WHAT YOU WILL DO: Beginning with the first line, set down every line through the one containing "H3K4me3[_i] = 1", exactly as it appears, but not the pictures.

DATA SECTION:
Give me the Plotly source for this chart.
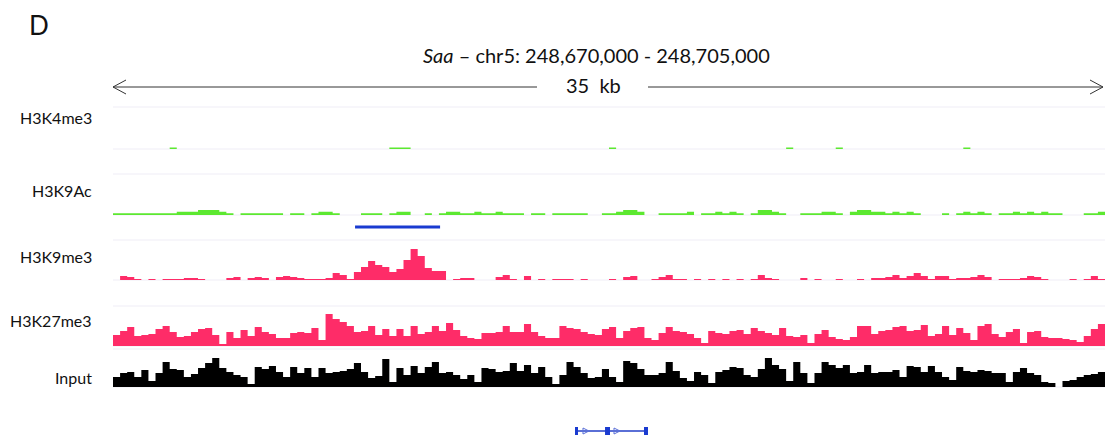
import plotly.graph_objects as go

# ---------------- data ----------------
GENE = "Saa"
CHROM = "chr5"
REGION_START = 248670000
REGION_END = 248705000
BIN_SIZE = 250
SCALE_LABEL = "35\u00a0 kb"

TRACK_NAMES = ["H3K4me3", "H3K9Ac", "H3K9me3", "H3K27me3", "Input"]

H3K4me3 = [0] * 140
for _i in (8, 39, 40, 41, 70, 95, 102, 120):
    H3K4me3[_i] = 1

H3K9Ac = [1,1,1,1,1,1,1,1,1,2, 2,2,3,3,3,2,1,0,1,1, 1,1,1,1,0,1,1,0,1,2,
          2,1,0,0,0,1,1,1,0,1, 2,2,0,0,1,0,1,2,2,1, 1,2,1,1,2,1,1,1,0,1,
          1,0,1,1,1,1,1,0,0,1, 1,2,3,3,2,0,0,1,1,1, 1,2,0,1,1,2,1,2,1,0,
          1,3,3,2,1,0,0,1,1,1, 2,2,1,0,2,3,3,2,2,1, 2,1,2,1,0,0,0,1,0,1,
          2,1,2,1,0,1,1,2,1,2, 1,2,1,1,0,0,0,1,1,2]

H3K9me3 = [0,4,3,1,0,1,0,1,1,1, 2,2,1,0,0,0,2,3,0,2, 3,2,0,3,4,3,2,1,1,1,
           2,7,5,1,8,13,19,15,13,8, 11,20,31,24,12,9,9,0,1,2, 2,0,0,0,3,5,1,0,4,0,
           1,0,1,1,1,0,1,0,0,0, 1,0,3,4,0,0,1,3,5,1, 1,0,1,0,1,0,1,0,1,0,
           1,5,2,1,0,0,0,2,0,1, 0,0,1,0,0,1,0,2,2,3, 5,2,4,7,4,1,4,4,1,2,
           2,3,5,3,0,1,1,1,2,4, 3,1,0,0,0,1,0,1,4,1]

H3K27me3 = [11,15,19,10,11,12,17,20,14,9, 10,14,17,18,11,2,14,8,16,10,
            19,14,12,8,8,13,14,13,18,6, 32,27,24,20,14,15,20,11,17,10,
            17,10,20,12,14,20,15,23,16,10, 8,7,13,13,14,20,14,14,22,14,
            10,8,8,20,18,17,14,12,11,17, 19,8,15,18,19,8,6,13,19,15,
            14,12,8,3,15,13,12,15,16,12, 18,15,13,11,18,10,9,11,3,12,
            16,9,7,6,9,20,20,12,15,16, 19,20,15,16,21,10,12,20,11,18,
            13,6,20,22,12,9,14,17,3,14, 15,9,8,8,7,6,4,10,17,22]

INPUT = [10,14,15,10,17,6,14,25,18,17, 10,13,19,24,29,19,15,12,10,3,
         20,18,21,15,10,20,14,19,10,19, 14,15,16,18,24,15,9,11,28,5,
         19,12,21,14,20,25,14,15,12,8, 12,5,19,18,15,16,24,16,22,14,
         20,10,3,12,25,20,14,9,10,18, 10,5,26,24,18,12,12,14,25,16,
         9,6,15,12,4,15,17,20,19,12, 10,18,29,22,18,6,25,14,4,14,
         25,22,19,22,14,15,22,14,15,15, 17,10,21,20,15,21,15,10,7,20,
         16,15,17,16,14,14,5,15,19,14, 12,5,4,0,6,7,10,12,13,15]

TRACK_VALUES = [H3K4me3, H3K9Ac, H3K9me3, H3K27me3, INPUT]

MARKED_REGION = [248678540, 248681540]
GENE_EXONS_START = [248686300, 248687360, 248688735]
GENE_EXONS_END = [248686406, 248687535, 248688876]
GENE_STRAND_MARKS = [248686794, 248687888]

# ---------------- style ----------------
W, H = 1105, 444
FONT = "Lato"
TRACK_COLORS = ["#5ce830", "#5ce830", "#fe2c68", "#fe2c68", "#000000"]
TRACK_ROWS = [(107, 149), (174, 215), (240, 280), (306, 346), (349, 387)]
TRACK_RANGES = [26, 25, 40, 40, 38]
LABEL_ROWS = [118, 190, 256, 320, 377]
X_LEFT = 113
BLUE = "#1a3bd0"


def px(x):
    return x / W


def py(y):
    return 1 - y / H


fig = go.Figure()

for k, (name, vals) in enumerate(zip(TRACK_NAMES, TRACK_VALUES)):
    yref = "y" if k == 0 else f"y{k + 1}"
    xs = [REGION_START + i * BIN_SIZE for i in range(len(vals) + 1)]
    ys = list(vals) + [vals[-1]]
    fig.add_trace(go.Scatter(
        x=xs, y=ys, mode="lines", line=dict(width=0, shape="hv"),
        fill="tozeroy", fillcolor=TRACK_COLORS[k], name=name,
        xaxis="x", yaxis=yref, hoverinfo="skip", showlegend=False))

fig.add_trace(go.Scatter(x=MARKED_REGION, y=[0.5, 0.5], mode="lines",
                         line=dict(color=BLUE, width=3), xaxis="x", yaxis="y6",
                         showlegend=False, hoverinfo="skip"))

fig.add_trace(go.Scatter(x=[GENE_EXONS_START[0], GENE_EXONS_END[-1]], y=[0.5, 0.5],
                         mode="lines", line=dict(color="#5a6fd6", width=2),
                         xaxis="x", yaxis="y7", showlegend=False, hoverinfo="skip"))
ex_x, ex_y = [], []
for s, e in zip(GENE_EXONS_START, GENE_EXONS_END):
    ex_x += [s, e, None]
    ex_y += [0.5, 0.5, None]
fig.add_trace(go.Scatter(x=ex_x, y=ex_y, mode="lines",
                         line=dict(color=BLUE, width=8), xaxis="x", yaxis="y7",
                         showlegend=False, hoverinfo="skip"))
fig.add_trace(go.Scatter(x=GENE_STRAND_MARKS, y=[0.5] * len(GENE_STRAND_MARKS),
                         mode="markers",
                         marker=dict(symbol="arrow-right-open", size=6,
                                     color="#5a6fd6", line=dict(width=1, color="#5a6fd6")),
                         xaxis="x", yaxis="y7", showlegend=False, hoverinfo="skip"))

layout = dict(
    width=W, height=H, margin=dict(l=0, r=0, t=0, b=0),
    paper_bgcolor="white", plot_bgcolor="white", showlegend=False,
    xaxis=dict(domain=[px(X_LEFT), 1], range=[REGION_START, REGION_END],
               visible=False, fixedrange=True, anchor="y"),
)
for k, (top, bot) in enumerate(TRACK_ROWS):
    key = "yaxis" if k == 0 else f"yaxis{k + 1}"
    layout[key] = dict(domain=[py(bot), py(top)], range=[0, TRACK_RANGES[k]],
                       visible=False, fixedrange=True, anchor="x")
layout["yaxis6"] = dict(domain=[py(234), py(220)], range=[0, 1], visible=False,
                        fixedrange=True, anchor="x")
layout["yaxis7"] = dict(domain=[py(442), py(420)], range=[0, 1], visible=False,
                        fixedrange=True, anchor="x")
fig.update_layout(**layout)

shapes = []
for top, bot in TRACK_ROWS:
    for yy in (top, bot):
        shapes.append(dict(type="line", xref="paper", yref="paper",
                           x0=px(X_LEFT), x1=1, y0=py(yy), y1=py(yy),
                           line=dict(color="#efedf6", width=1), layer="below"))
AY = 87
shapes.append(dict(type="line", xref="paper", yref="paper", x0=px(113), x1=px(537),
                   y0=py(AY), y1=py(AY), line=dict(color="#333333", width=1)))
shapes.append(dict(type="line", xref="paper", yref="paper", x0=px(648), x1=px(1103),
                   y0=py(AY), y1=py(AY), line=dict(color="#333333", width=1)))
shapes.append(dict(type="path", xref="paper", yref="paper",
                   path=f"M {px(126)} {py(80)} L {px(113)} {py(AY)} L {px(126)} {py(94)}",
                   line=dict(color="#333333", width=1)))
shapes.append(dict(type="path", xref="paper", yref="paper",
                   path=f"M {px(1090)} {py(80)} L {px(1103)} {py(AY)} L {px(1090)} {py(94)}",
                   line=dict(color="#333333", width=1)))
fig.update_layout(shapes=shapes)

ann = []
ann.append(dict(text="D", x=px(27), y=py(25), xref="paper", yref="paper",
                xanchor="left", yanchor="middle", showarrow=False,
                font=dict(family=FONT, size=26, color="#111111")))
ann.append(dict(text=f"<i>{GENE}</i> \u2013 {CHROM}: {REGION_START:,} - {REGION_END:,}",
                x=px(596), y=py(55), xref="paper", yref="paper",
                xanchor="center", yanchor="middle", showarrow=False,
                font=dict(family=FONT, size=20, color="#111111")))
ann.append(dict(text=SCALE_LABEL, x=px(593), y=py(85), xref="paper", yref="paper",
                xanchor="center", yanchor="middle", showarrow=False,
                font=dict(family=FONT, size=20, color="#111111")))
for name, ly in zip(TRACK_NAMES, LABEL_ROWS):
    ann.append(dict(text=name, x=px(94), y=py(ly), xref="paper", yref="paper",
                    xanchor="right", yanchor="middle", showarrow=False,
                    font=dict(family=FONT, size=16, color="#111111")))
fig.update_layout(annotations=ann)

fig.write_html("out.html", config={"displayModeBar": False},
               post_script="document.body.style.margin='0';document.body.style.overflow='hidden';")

SOLUTION TO THIS PROBLEM:
Give me the Plotly source for this chart.
import plotly.graph_objects as go

# ---------------- data ----------------
GENE = "Saa"
CHROM = "chr5"
REGION_START = 248670000
REGION_END = 248705000
BIN_SIZE = 250
SCALE_LABEL = "35\u00a0 kb"

TRACK_NAMES = ["H3K4me3", "H3K9Ac", "H3K9me3", "H3K27me3", "Input"]

H3K4me3 = [0] * 140
for _i in (8, 39, 40, 41, 70, 95, 102, 120):
    H3K4me3[_i] = 1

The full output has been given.